The Senate Environment and Public Works Committee recently held a hearing to discuss a bill to permanently delist the Yellowstone grizzly bear population and return management to state agencies.
“There is absolutely no question in my mind that the grizzly bear in the Greater Yellowstone Ecosystem deserves and needs to be delisted,” Chuck Roady, a member of Montana’s Grizzly Bear Advisory Council, told the Bozeman Chronicle. “The sooner, the better.”

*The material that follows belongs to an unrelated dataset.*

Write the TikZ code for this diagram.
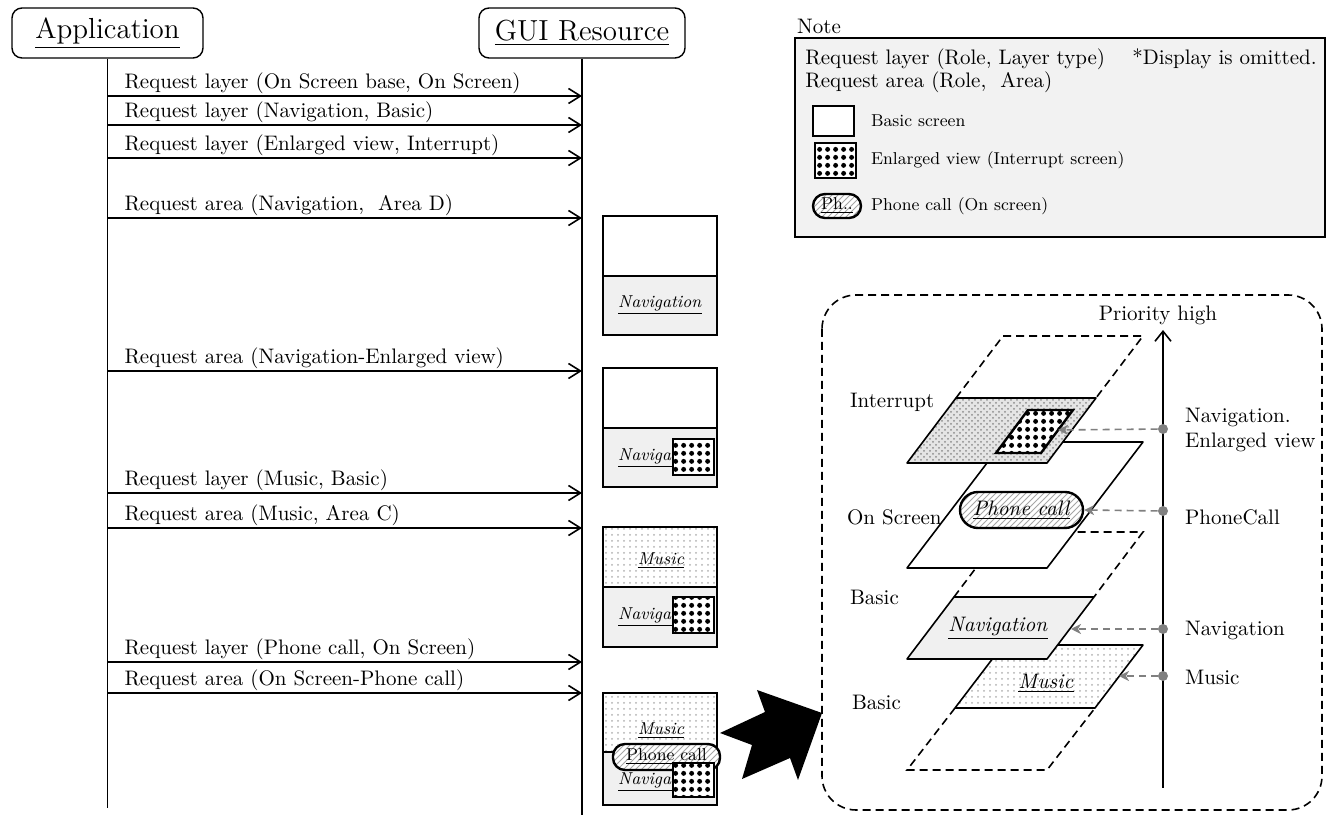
\documentclass[tikz,border=0pt]{standalone}
\usepackage{tikz}
\usetikzlibrary{arrows.meta,patterns,patterns.meta}

\newcommand\headfont{\fontsize{14.5}{17}\selectfont}
\newcommand\msgfont{\fontsize{10.5}{12.5}\selectfont}
\newcommand\iconfont{\fontsize{8.6}{10}\selectfont}

\pgfdeclarepattern{
  name=bigdots,
  type=uncolored,
  bottom left={\pgfpoint{0pt}{0pt}},
  top right={\pgfpoint{4pt}{4pt}},
  tile size={\pgfpoint{4pt}{4pt}},
  code={\pgfpathcircle{\pgfpoint{2pt}{2pt}}{1.35pt}\pgfusepath{fill}}
}

\tikzset{
  actor/.style    = {shape=rectangle, rounded corners=5pt, draw, line width=0.7pt,
                     minimum height=25pt, font=\headfont},
  life/.style     = {draw, line width=0.7pt},
  msg/.style      = {draw, line width=0.8pt,
                     -{Straight Barb[length=6pt,width=7.5pt,line width=0.8pt]}},
  msgtext/.style  = {anchor=south west, inner sep=0.6pt, xshift=7.5pt, font=\msgfont},
  screen/.style   = {draw, line width=1pt},
  scrtext/.style  = {inner sep=0pt, font=\iconfont},
  navfill/.style  = {fill=black!6},
  musfill/.style  = {preaction={fill=white}, pattern=dots, pattern color=black!30},
  intfill/.style  = {preaction={fill=black!10}, pattern=crosshatch dots, pattern color=black!45},
  enl/.style      = {preaction={fill=white}, pattern=bigdots, draw, line width=1.2pt},
  pill/.style     = {shape=rectangle, rounded corners=6pt, draw, line width=1.2pt,
                     preaction={fill=white}, pattern=north east lines,
                     pattern color=black!35, inner sep=0.5pt},
  layer/.style    = {draw, line width=0.8pt, line join=round},
  layerdash/.style= {draw, line width=0.8pt, dash pattern=on 4pt off 2.5pt},
  group/.style    = {draw, line width=0.8pt, dash pattern=on 4pt off 2.5pt, rounded corners=17pt},
  notebox/.style  = {draw, line width=1.3pt, fill=black!5},
  axis/.style     = {draw, line width=0.8pt, -{Straight Barb[length=5pt,width=8pt,line width=0.8pt]}},
  prio/.style     = {circle, fill=black!50, inner sep=0pt, minimum size=5pt},
  ptr/.style      = {draw=black!50, line width=0.8pt, dash pattern=on 3.5pt off 2.5pt,
                     -{Stealth[length=5pt,width=5pt,inset=1.5pt]}},
  every node/.style = {font=\msgfont}
}

\begin{document}
\begin{tikzpicture}[x=0.5pt, y=-0.5pt]
  \useasboundingbox (0,0) rectangle (1329,817);

  % lifelines
  \node [actor, minimum width=95.5pt] (app) at (107.5,33) {\underline{Application}};
  \node [actor, minimum width=103pt] (gui) at (582,33) {\underline{GUI Resource}};
  \coordinate (appEnd) at (107.5,808);
  \coordinate (guiEnd) at (582,815);
  \draw [life] (app.south) -- (appEnd);
  \draw [life] (gui.south) -- (guiEnd);

  % requests
  \coordinate (m1) at (107.5,96);
  \coordinate (m2) at (107.5,125);
  \coordinate (m3) at (107.5,158);
  \coordinate (m4) at (107.5,218);
  \coordinate (m5) at (107.5,371);
  \coordinate (m6) at (107.5,493);
  \coordinate (m7) at (107.5,528);
  \coordinate (m8) at (107.5,662);
  \coordinate (m9) at (107.5,693);
  \draw [msg] (m1) node [msgtext] {Request layer (On Screen base, On Screen)} -- (m1 -| gui);
  \draw [msg] (m2) node [msgtext] {Request layer (Navigation, Basic)} -- (m2 -| gui);
  \draw [msg] (m3) node [msgtext] {Request layer (Enlarged view, Interrupt)} -- (m3 -| gui);
  \draw [msg] (m4) node [msgtext] {Request area (Navigation,\ \ Area D)} -- (m4 -| gui);
  \draw [msg] (m5) node [msgtext] {Request area (Navigation-Enlarged view)} -- (m5 -| gui);
  \draw [msg] (m6) node [msgtext] {Request layer (Music, Basic)} -- (m6 -| gui);
  \draw [msg] (m7) node [msgtext] {Request area (Music, Area C)} -- (m7 -| gui);
  \draw [msg] (m8) node [msgtext] {Request layer (Phone call, On Screen)} -- (m8 -| gui);
  \draw [msg] (m9) node [msgtext] {Request area (On Screen-Phone call)} -- (m9 -| gui);

  % screens
  \fill [navfill] (603,276) rectangle (717,335);
  \draw [screen] (603,216) rectangle (717,335) (603,276) -- (717,276);
  \node [scrtext] (nav1) at (660,305) {\underline{\emph{Navigation}}};

  \fill [navfill] (603,428) rectangle (717,487);
  \draw [screen] (603,368) rectangle (717,487) (603,428) -- (717,428);
  \node [scrtext] (nav2) at (660,458) {\underline{\emph{Navigation}}};
  \path [enl] (673,439) rectangle (714,475);

  \path [musfill] (603,527) rectangle (717,587);
  \fill [navfill] (603,587) rectangle (717,647);
  \draw [screen] (603,527) rectangle (717,647) (603,587) -- (717,587);
  \node [scrtext] (mus3) at (661,561) {\underline{\emph{Music}}};
  \node [scrtext] (nav3) at (660,617) {\underline{\emph{Navigation}}};
  \path [enl] (673,597) rectangle (714,633);

  \path [musfill] (603,693) rectangle (717,752);
  \fill [navfill] (603,752) rectangle (717,805);
  \draw [screen] (603,693) rectangle (717,805) (603,752) -- (717,752);
  \node [scrtext] (mus4) at (661,731) {\underline{\emph{Music}}};
  \node [scrtext] (nav4) at (660,782) {\underline{\emph{Navigation}}};
  \node [pill, minimum width=53.5pt, minimum height=13pt, font=\iconfont] (call4) at (666.5,757) {\underline{Phone call}};
  \path [enl] (673,763) rectangle (714,797);

  % big arrow
  \fill (720,733) -- (765,712) -- (757,690) -- (822,713) -- (798,780) -- (790,758)
        -- (742,779) -- (752,745) -- cycle;

  % note
  \node [notebox, minimum width=265pt, minimum height=99.5pt] (note) at (1060,137.5) {};
  \node [anchor=south west, inner sep=1.5pt] at (note.north west) {Note};
  \node [anchor=west, inner sep=0pt] at (805,59) {Request layer (Role, Layer type)\hspace{1.3em}*Display is omitted.};
  \node [anchor=west, inner sep=0pt] at (805,82) {Request area (Role,\ \ Area)};
  \path [draw, fill=white, line width=1pt] (813,106) rectangle (854,136);
  \node [anchor=west, font=\iconfont] at (864,121) {Basic screen};
  \path [enl] (815,143) rectangle (856,178);
  \node [anchor=west, font=\iconfont] at (864,160) {Enlarged view (Interrupt screen)};
  \node [pill, minimum width=24pt, minimum height=12pt, font=\iconfont] (callIcon) at (837,206) {\underline{Ph..}};
  \node [anchor=west, font=\iconfont] at (864,206) {Phone call (On screen)};

  % layers
  \draw [group] (822,295) rectangle (1322,810);

  \draw [layer, musfill] (1003,645) -- (1143,645) -- (1095,708) -- (955,708) -- cycle;
  \draw [layerdash] (955,708) -- (907,770) -- (1047,770) -- (1095,708);
  \node (musLayer) at (1046,683) {\underline{\emph{Music}}};

  \draw [layerdash] (954,597) -- (1003,532) -- (1143,532) -- (1094,597);
  \draw [layer, navfill] (954,597) -- (1094,597) -- (1047,659) -- (907,659) -- cycle;
  \node (navLayer) at (998,628) {\underline{\emph{Navigation}}};

  \draw [layer, fill=white] (1003,442) -- (1143,442) -- (1047,568) -- (907,568) -- cycle;
  \node [pill, minimum width=61.5pt, minimum height=18pt, rounded corners=9pt] (callLayer) at (1021.5,510) {\underline{\emph{Phone call}}};

  \draw [layerdash] (956,398) -- (1003,336) -- (1143,336) -- (1096,398);
  \draw [layer, intfill] (956,398) -- (1096,398) -- (1047,463) -- (907,463) -- cycle;
  \path [enl] (1028,410) -- (1073,410) -- (1041,453) -- (996,453) -- cycle;

  \node [anchor=west] at (843,402) {Interrupt};
  \node [anchor=west] at (840,517) {On Screen};
  \node [anchor=west] at (843,597) {Basic};
  \node [anchor=west] at (845,702) {Basic};

  % priority
  \coordinate (axisLow) at (1163,788);
  \coordinate (axisTop) at (1163,330);
  \draw [axis] (axisLow) -- (axisTop);
  \node at (1158,315) {Priority high};

  \node [prio] (pEnl) at (1163,429) {};
  \node [prio] (pCall) at (1163,511) {};
  \node [prio] (pNav) at (1163,629) {};
  \node [prio] (pMus) at (1163,676) {};
  \coordinate (enlEnd) at (1058,430);
  \coordinate (navEnd) at (1071,629);
  \coordinate (musEnd) at (1119,676);
  \draw [ptr] (pEnl) -- (enlEnd);
  \draw [ptr] (pCall) -- (callLayer.east);
  \draw [ptr] (pNav) -- (navEnd);
  \draw [ptr] (pMus) -- (musEnd);

  \node [anchor=west, align=left] at (1178,430) {Navigation.\\Enlarged view};
  \node [anchor=west] at (1178,517) {PhoneCall};
  \node [anchor=west] at (1178,630) {Navigation};
  \node [anchor=west] at (1178,677) {Music};
\end{tikzpicture}
\end{document}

The Greater Yellowstone Ecosystem population of grizzly bears has surpassed every threshold for recovery, including exceeding population levels. In the Greater Yellowstone Area, a population of 500 grizzly bears was the threshold that the U.S. Fish and Wildlife Service would use as a standard for successfully recovery. Today, the bear population is conservatively estimated at approximately 750 (and as high as 1,000 by some counts), far above that threshold, and well above the low of 125 bears in the 1980s.
The legislation would also prohibit any future litigation over the issue. The Obama administration first proposed delisting the species due to growing populations expanding well beyond their traditional range. Court rulings later returned grizzlies to federal protections.
The Rocky Mountain Elk Foundation maintains that state agencies should manage grizzlies just as they manage black bears, elk, mountain lions, deer and other wildlife.